- Work to be completed
Give an exact copy of every line, leaving images out.

※

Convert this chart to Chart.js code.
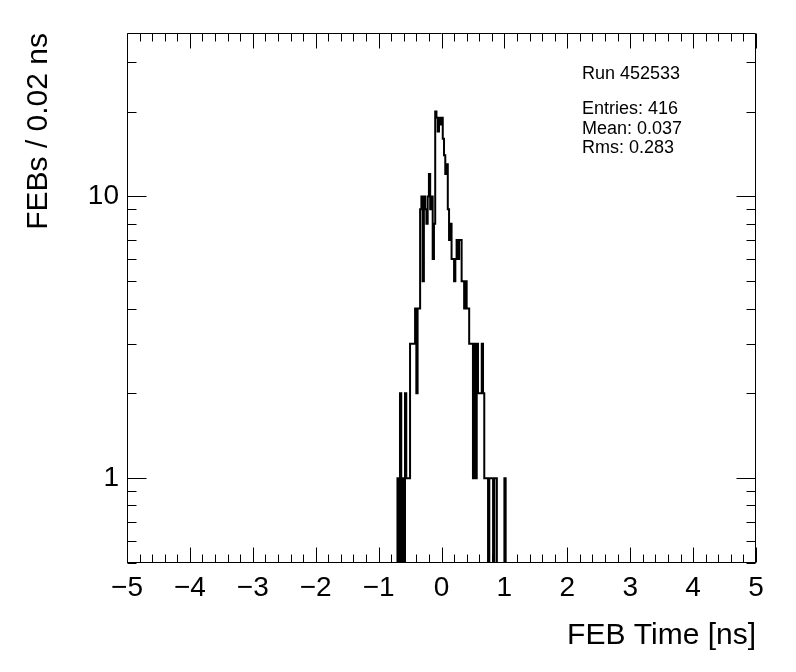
<!DOCTYPE html>
<html>
<head>
<meta charset="utf-8">
<title>FEB Time</title>
<script src="https://cdn.jsdelivr.net/npm/chart.js@4"></script>
<style>
  html, body { margin: 0; padding: 0; background: #fff; }
</style>
</head>
<body>
<canvas id="feb-time" width="796" height="672"></canvas>
<script>
// FEB time histogram, 0.02 ns bins (log y)
const xRange = [-5, 5];
const yRange = [0.5, 38];
const firstBinLow = -0.70;
const binWidth = 0.02;
const febCounts = [
  1, 0, 2, 0, 1, 0, 2, 1, 1, 1,        // -0.70 .. -0.52
  3, 3, 3, 3, 4, 2, 4, 4, 9, 10,       // -0.50 .. -0.32
  5, 10, 9, 8, 10, 12, 9, 10, 6, 8,    // -0.30 .. -0.12
  20, 19, 17, 19, 18, 19, 16, 14, 12, 13, // -0.10 .. 0.08
  9, 7, 8, 6, 6, 5, 6, 7, 6, 7,        // 0.10 .. 0.28
  7, 5, 5, 4, 5, 4, 4, 3, 3, 3,        // 0.30 .. 0.48
  1, 3, 1, 3, 2, 2, 2, 3, 2, 1,        // 0.50 .. 0.68
  1, 1, 0, 1, 1, 1, 0, 1, 1, 0,        // 0.70 .. 0.88
  0, 0, 0, 0, 0, 1                     // 0.90 .. 1.00
];
const xTickValues = [-5, -4, -3, -2, -1, 0, 1, 2, 3, 4, 5];
const yTickLabels = [1, 10];
const statsLines = ['Run 452533', 'Entries: 416', 'Mean: 0.037', 'Rms: 0.283'];

const fontFamily = "'Liberation Sans', Arial, Helvetica, sans-serif";

// outline points, zero bins sit on the lower edge
const histPoints = [{x: xRange[0], y: yRange[0]}, {x: firstBinLow, y: yRange[0]}];
febCounts.forEach((n, i) => {
  histPoints.push({x: firstBinLow + i * binWidth, y: Math.max(n, yRange[0])});
});
histPoints.push({x: firstBinLow + febCounts.length * binWidth, y: yRange[0]});
histPoints.push({x: xRange[1], y: yRange[0]});

// ROOT style frame: inward ticks on all four sides + stats text
const rootFrame = {
  id: 'rootFrame',
  afterDatasetsDraw(chart) {
    const {ctx, chartArea: a, scales: {x, y}} = chart;
    const L = Math.round(a.left) + 0.5, R = Math.round(a.right) - 0.5;
    const T = Math.round(a.top) + 0.5, B = Math.round(a.bottom) - 0.5;
    ctx.save();
    ctx.strokeStyle = '#000';
    ctx.lineWidth = 1;
    ctx.beginPath();
    ctx.rect(L, T, R - L, B - T);
    for (let i = 0; i <= 50; i++) {
      const v = xRange[0] + i * 0.2;
      const px = Math.round(x.getPixelForValue(v)) + 0.5;
      const len = i % 5 === 0 ? 15 : 8;
      ctx.moveTo(px, B); ctx.lineTo(px, B - len);
      ctx.moveTo(px, T); ctx.lineTo(px, T + len);
    }
    [0.1, 1, 10].forEach(d => {
      for (let m = 1; m <= 9; m++) {
        const v = m * d;
        if (v < yRange[0] || v > yRange[1]) continue;
        const py = Math.round(y.getPixelForValue(v)) + 0.5;
        const len = m === 1 ? 19 : 9;
        ctx.moveTo(L, py); ctx.lineTo(L + len, py);
        ctx.moveTo(R, py); ctx.lineTo(R - len, py);
      }
    });
    ctx.stroke();

    ctx.fillStyle = '#000';
    ctx.font = '18px ' + fontFamily;
    ctx.textAlign = 'left';
    ctx.textBaseline = 'alphabetic';
    const baselines = [79, 114, 133.5, 153];
    statsLines.forEach((s, i) => ctx.fillText(s, 582, baselines[i]));
    ctx.restore();
  }
};

new Chart(document.getElementById('feb-time'), {
  type: 'line',
  data: {
    datasets: [{
      data: histPoints,
      borderColor: '#000',
      borderWidth: 2,
      pointRadius: 0,
      fill: false,
      stepped: 'before'
    }]
  },
  options: {
    responsive: false,
    animation: false,
    devicePixelRatio: 1,
    layout: { padding: { top: 33, right: 40, left: 0, bottom: 0 } },
    plugins: {
      legend: { display: false },
      tooltip: { enabled: false }
    },
    scales: {
      x: {
        type: 'linear',
        min: xRange[0],
        max: xRange[1],
        afterBuildTicks: s => { s.ticks = xTickValues.map(v => ({value: v})); },
        afterFit: s => { s.height = 672 - 563; },
        grid: { display: false, drawTicks: false },
        border: { display: false },
        ticks: {
          color: '#000',
          font: { family: fontFamily, size: 28 },
          padding: 8,
          maxRotation: 0,
          autoSkip: false,
          callback: v => String(v).replace('-', '\u2212')
        },
        title: {
          display: true,
          text: 'FEB Time [ns]',
          align: 'end',
          color: '#000',
          font: { family: fontFamily, size: 30 },
          padding: { top: 0, bottom: 18 }
        }
      },
      y: {
        type: 'logarithmic',
        min: yRange[0],
        max: yRange[1],
        afterBuildTicks: s => { s.ticks = yTickLabels.map(v => ({value: v})); },
        afterFit: s => { s.width = 127; },
        grid: { display: false, drawTicks: false },
        border: { display: false },
        ticks: {
          color: '#000',
          font: { family: fontFamily, size: 28 },
          padding: 8,
          autoSkip: false,
          callback: v => String(v)
        },
        title: {
          display: true,
          text: 'FEBs / 0.02 ns',
          align: 'end',
          color: '#000',
          font: { family: fontFamily, size: 30 },
          padding: { top: 21, bottom: 0 }
        }
      }
    }
  },
  plugins: [rootFrame]
});
</script>
</body>
</html>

※

- Answer to the problem
Convert this chart to Chart.js code.
<!DOCTYPE html>
<html>
<head>
<meta charset="utf-8">
<title>FEB Time</title>
<script src="https://cdn.jsdelivr.net/npm/chart.js@4"></script>
<style>
  html, body { margin: 0; padding: 0; background: #fff; }
</style>
</head>
<body>
<canvas id="feb-time" width="796" height="672"></canvas>
<script>
// FEB time histogram, 0.02 ns bins (log y)
const xRange = [-5, 5];
const yRange = [0.5, 38];
const firstBinLow = -0.70;
const binWidth = 0.02;
const febCounts = [
  1, 0, 2, 0, 1, 0, 2, 1, 1, 1,        // -0.70 .. -0.52
  3, 3, 3, 3, 4, 2, 4, 4, 9, 10,       // -0.50 .. -0.32
  5, 10, 9, 8, 10, 12, 9, 10, 6, 8,    // -0.30 .. -0.12
  20, 19, 17, 19, 18, 19, 16, 14, 12, 13, // -0.10 .. 0.08
  9, 7, 8, 6, 6, 5, 6, 7, 6, 7,        // 0.10 .. 0.28
  7, 5, 5, 4, 5, 4, 4, 3, 3, 3,        // 0.30 .. 0.48
  1, 3, 1, 3, 2, 2, 2, 3, 2, 1,        // 0.50 .. 0.68
  1, 1, 0, 1, 1, 1, 0, 1, 1, 0,        // 0.70 .. 0.88
  0, 0, 0, 0, 0, 1                     // 0.90 .. 1.00
];
const xTickValues = [-5, -4, -3, -2, -1, 0, 1, 2, 3, 4, 5];
const yTickLabels = [1, 10];
const statsLines = ['Run 452533', 'Entries: 416', 'Mean: 0.037', 'Rms: 0.283'];

const fontFamily = "'Liberation Sans', Arial, Helvetica, sans-serif";

// outline points, zero bins sit on the lower edge
const histPoints = [{x: xRange[0], y: yRange[0]}, {x: firstBinLow, y: yRange[0]}];
febCounts.forEach((n, i) => {
  histPoints.push({x: firstBinLow + i * binWidth, y: Math.max(n, yRange[0])});
});
histPoints.push({x: firstBinLow + febCounts.length * binWidth, y: yRange[0]});
histPoints.push({x: xRange[1], y: yRange[0]});

// ROOT style frame: inward ticks on all four sides + stats text
const rootFrame = {
  id: 'rootFrame',
  afterDatasetsDraw(chart) {
    const {ctx, chartArea: a, scales: {x, y}} = chart;
    const L = Math.round(a.left) + 0.5, R = Math.round(a.right) - 0.5;
    const T = Math.round(a.top) + 0.5, B = Math.round(a.bottom) - 0.5;
    ctx.save();
    ctx.strokeStyle = '#000';
    ctx.lineWidth = 1;
    ctx.beginPath();
    ctx.rect(L, T, R - L, B - T);
    for (let i = 0; i <= 50; i++) {
      const v = xRange[0] + i * 0.2;
      const px = Math.round(x.getPixelForValue(v)) + 0.5;
      const len = i % 5 === 0 ? 15 : 8;
      ctx.moveTo(px, B); ctx.lineTo(px, B - len);
      ctx.moveTo(px, T); ctx.lineTo(px, T + len);
    }
    [0.1, 1, 10].forEach(d => {
      for (let m = 1; m <= 9; m++) {
        const v = m * d;
        if (v < yRange[0] || v > yRange[1]) continue;
        const py = Math.round(y.getPixelForValue(v)) + 0.5;
        const len = m === 1 ? 19 : 9;
        ctx.moveTo(L, py); ctx.lineTo(L + len, py);
        ctx.moveTo(R, py); ctx.lineTo(R - len, py);
      }
    });
    ctx.stroke();

    ctx.fillStyle = '#000';
    ctx.font = '18px ' + fontFamily;
    ctx.textAlign = 'left';
    ctx.textBaseline = 'alphabetic';
    const baselines = [79, 114, 133.5, 153];
    statsLines.forEach((s, i) => ctx.fillText(s, 582, baselines[i]));
    ctx.restore();
  }
};

new Chart(document.getElementById('feb-time'), {
  type: 'line',
  data: {
    datasets: [{
      data: histPoints,
      borderColor: '#000',
      borderWidth: 2,
      pointRadius: 0,
      fill: false,
      stepped: 'before'
    }]
  },
  options: {
    responsive: false,
    animation: false,
    devicePixelRatio: 1,
    layout: { padding: { top: 33, right: 40, left: 0, bottom: 0 } },
    plugins: {
      legend: { display: false },
      tooltip: { enabled: false }
    },
    scales: {
      x: {
        type: 'linear',
        min: xRange[0],
        max: xRange[1],
        afterBuildTicks: s => { s.ticks = xTickValues.map(v => ({value: v})); },
        afterFit: s => { s.height = 672 - 563; },
        grid: { display: false, drawTicks: false },
        border: { display: false },
        ticks: {
          color: '#000',
          font: { family: fontFamily, size: 28 },
          padding: 8,
          maxRotation: 0,
          autoSkip: false,
          callback: v => String(v).replace('-', '\u2212')
        },
        title: {
          display: true,
          text: 'FEB Time [ns]',
          align: 'end',
          color: '#000',
          font: { family: fontFamily, size: 30 },
          padding: { top: 0, bottom: 18 }
        }
      },
      y: {
        type: 'logarithmic',
        min: yRange[0],
        max: yRange[1],
        afterBuildTicks: s => { s.ticks = yTickLabels.map(v => ({value: v})); },
        afterFit: s => { s.width = 127; },
        grid: { display: false, drawTicks: false },
        border: { display: false },
        ticks: {
          color: '#000',
          font: { family: fontFamily, size: 28 },
          padding: 8,
          autoSkip: false,
          callback: v => String(v)
        },
        title: {
          display: true,
          text: 'FEBs / 0.02 ns',
          align: 'end',
          color: '#000',
          font: { family: fontFamily, size: 30 },
          padding: { top: 21, bottom: 0 }
        }
      }
    }
  },
  plugins: [rootFrame]
});
</script>
</body>
</html>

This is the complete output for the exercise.